The value-based SARSA dynamics have been developed and used in the paper, Intrinsic fluctuations of reinforcement learning promote cooperation by Barfuss W, Meylahn J in Sci Rep 13, 1309 (2023).

Example

First, we import the necessary libraries.

from pyCRLD.Agents.ValueSARSA import valSARSA
from pyCRLD.Agents.ValueBase import multiagent_epsilongreedy_strategy

from pyCRLD.Environments.SocialDilemma import SocialDilemma

import numpy as np
import matplotlib.pyplot as plt

Next, we define an epsilon-greedy strategy function.

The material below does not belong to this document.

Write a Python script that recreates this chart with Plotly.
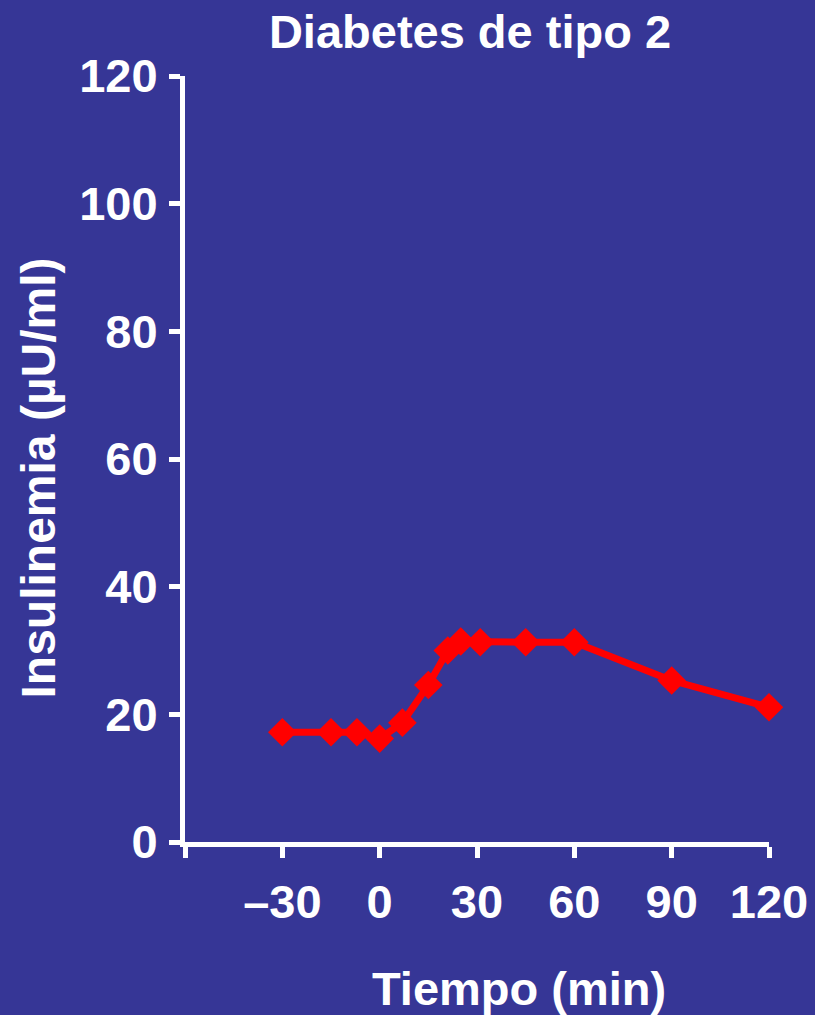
import plotly.graph_objects as go

# Insulin response over time, type 2 diabetes
tiempo_min = [-30, -15, -7, 0, 7, 15, 21, 25, 31, 45, 60, 90, 120]
insulinemia = [17.2, 17.2, 17.2, 16.2, 18.7, 24.6, 30.0, 31.4, 31.3, 31.3, 31.3, 25.3, 21.1]

x_ticks = [-60, -30, 0, 30, 60, 90, 120]
x_tick_text = ["", "\u201330", "0", "30", "60", "90", "120"]
y_ticks = [0, 20, 40, 60, 80, 100, 120]

BG = "#363696"
FONT = "Liberation Sans, Arial, sans-serif"
FS = 47

fig = go.Figure()
fig.add_trace(go.Scatter(
    x=tiempo_min, y=insulinemia,
    mode="lines+markers",
    line=dict(color="#ff0000", width=7),
    marker=dict(symbol="diamond", size=22, color="#ff0000"),
    cliponaxis=False,
    showlegend=False,
))

axis_common = dict(
    showline=True, linecolor="white", linewidth=5,
    ticks="outside", tickcolor="white", tickwidth=5, ticklen=11,
    showgrid=False, zeroline=False,
    tickfont=dict(family=FONT, size=FS, color="white", weight="bold"),
)

fig.update_xaxes(
    range=[-60, 120], tickmode="array", tickvals=x_ticks, ticktext=x_tick_text,
    ticklabelstandoff=4, **axis_common,
)
fig.update_yaxes(
    range=[0, 120], tickmode="array", tickvals=y_ticks,
    ticklabelstandoff=2, **axis_common,
)

fig.update_layout(
    width=815, height=1015,
    margin=dict(l=185, r=46, t=76, b=173, autoexpand=False),
    paper_bgcolor=BG, plot_bgcolor=BG,
    font=dict(family=FONT, color="white"),
    title=dict(
        text="<b>Diabetes de tipo 2</b>",
        font=dict(family=FONT, size=FS, color="white"),
        x=470 / 815, xref="container", xanchor="center",
        y=1 - 32 / 1015, yref="container", yanchor="middle",
    ),
    annotations=[
        dict(text="<b>Tiempo (min)</b>", xref="paper", yref="paper",
             x=(518.5 - 185) / 584, y=-(988 - 842) / 766,
             xanchor="center", yanchor="middle", showarrow=False,
             font=dict(family=FONT, size=FS, color="white")),
        dict(text="<b>Insulinemia (\u00b5U/ml)</b>", xref="paper", yref="paper",
             x=-(185 - 38) / 584, y=(842 - 478.5) / 766, textangle=-90,
             xanchor="center", yanchor="middle", showarrow=False,
             font=dict(family=FONT, size=48, color="white")),
    ],
)

fig.write_html("out.html")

This strategy function selects the best action with probability 1-epsilon and a random action with probability epsilon.

epsgreedy = multiagent_epsilongreedy_strategy(epsilon_greedys=[0.01, 0.01])

We define the environment to be a simple stag-hunt game.

env = SocialDilemma(R=1.0, T=0.75, S=-0.15, P=0.0)

We use both, the strategy function and the envrionment to create the value-based SARSA multi-agent environment objecte mae

mae = valSARSA(env, discount_factors=0.5, learning_rates=0.1, strategy_function=epsgreedy)

We illustrate the value-based SARSA agents by sampling from 50 random initial values and plot the resulting learning times series in value space.

for _ in range(50):
        Qinit = mae.random_values()
        Qtisa, fpr = mae.trajectory(Qinit, Tmax=1000, tolerance=10e-9)

        # plot time series
        plt.plot(Qtisa[:, 0, 0, 0]- Qtisa[:, 0, 0, 1], 
                Qtisa[:, 1, 0, 0]- Qtisa[:, 1, 0, 1],
                '.-', alpha=0.1, color='blue')
        # plot last point
        plt.plot(Qtisa[-1, 0, 0, 0]- Qtisa[-1, 0, 0, 1],
                Qtisa[-1, 1, 0, 0]- Qtisa[-1, 1, 0, 1],
                '.', color='red')

# plot quadrants
plt.plot([0, 0], [-2, 2], '-', color='gray', lw=0.5)
plt.plot([-2, 2], [0, 0], '-', color='gray', lw=0.5)

plt.xlim(-1.2, 1.2); plt.ylim(-1.2, 1.2)
plt.xlabel(r'action-value difference $Q(coop.) - Q(defect)$ of agent 1'); 
plt.ylabel(r'$Q(coop.) - Q(defect)$ of agent 2');

Implementation


source

valSARSA

 valSARSA (env, learning_rates:Union[float,Iterable],
           discount_factors:Union[float,Iterable], strategy_function,
           choice_intensities:Union[float,Iterable]=1.0,
           use_prefactor=False, opteinsum=True, **kwargs)

Class for CRLD-SARSA agents in value space.

Type Default Details
env An environment object
learning_rates Union agents’ learning rates
discount_factors Union agents’ discount factors
strategy_function the strategy function object
choice_intensities Union 1.0 agents’ choice intensities
use_prefactor bool False use the 1-DiscountFactor prefactor
opteinsum bool True optimize einsum functions
kwargs

The temporal difference reward-prediction error is calculated as follows:


source

RPEisa

 RPEisa (Qisa, norm=False)

Compute temporal-difference reward-prediction error for value SARSA dynamics, given joint state-action values Qisa.

Type Default Details
Qisa Joint strategy
norm bool False normalize error around actions?
Returns ndarray reward-prediction error

source

valRisa

 valRisa (Qisa)

Average reward Risa, given joint state-action values Qisa

Details
Qisa Joint state-action values

source

valNextQisa

 valNextQisa (Qisa)

Compute strategy-average next state-action value for agent i, current state s and action a, given joint state-action values Qisa.